From the G/T figure for the system, compared to what was expected, one would have had to introduce near 20dB of loss before the LNA to come to the figure measured.

Provided the sub-reflector and its feed-horn are mechanically where they should be relative to the main dish, I would not expect such a big loss. I am thinking there just *has* to be some serious breakage on the way to the LNB. We already checked for water. Maybe the waveguide switch is stuck in some strange half-way position. I should mention that it is not at all easy to just check this stuff. Its mounted atop a building, in a remote location.

---------- Post added at 04:35 ---------- Previous post was at 04:32 ----------

sweetchoto said:

I think the engineer who told you that it is common to bolt them together was right. I have seen Many Horn antennas with such junctions of Circular/rectangular waveguides and they work fine.
/SC

Click to expand...

Thanks for the reply sweetchoto.
There are examples I have found where circular are smoothly joined to square over a length about 3x a certain waveguide length, this being a property of the waveguide, not the wavelength of the signal in use.

Even so, the problems the system has are more severe than can be explained by this coupling

The polarizer specification states 0.05 dB insertion loss. Other waveguide components, (bends, 90 degree twist, flexible section, waveguide switch), together with the polarizer, up to the 54dB Low Noise Amplifier total maybe 0.3dB. Regarding the "2dB or 20db" loss. I was initially looking for the 2-3dB, but it is much worse than that.

From the G/T figure for the system, compared to what was expected, one would have had to introduce near 20dB of loss before the LNA to come to the figure measured.
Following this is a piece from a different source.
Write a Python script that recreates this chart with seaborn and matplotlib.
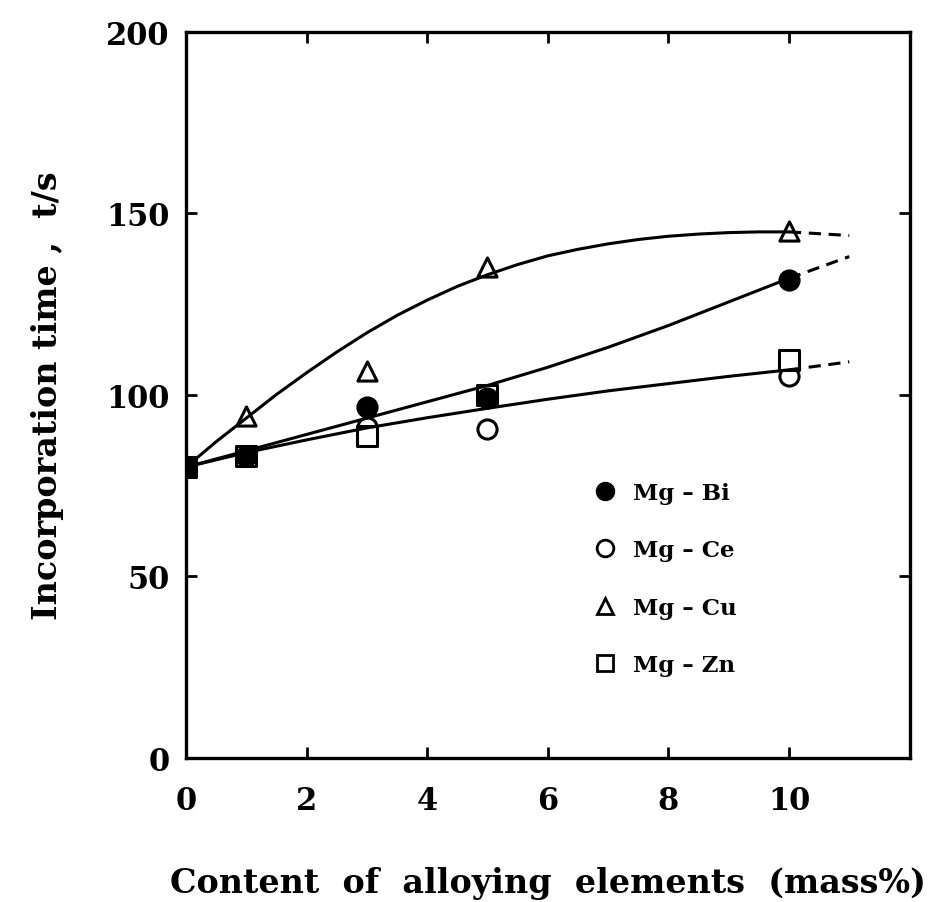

Provided the sub-reflector and its feed-horn are mechanically where they should be relative to the main dish, I would not expect such a big loss. I am thinking there just *has* to be some serious breakage on the way to the LNB. We already checked for water. Maybe the waveguide switch is stuck in some strange half-way position. I should mention that it is not at all easy to just check this stuff. Its mounted atop a building, in a remote location.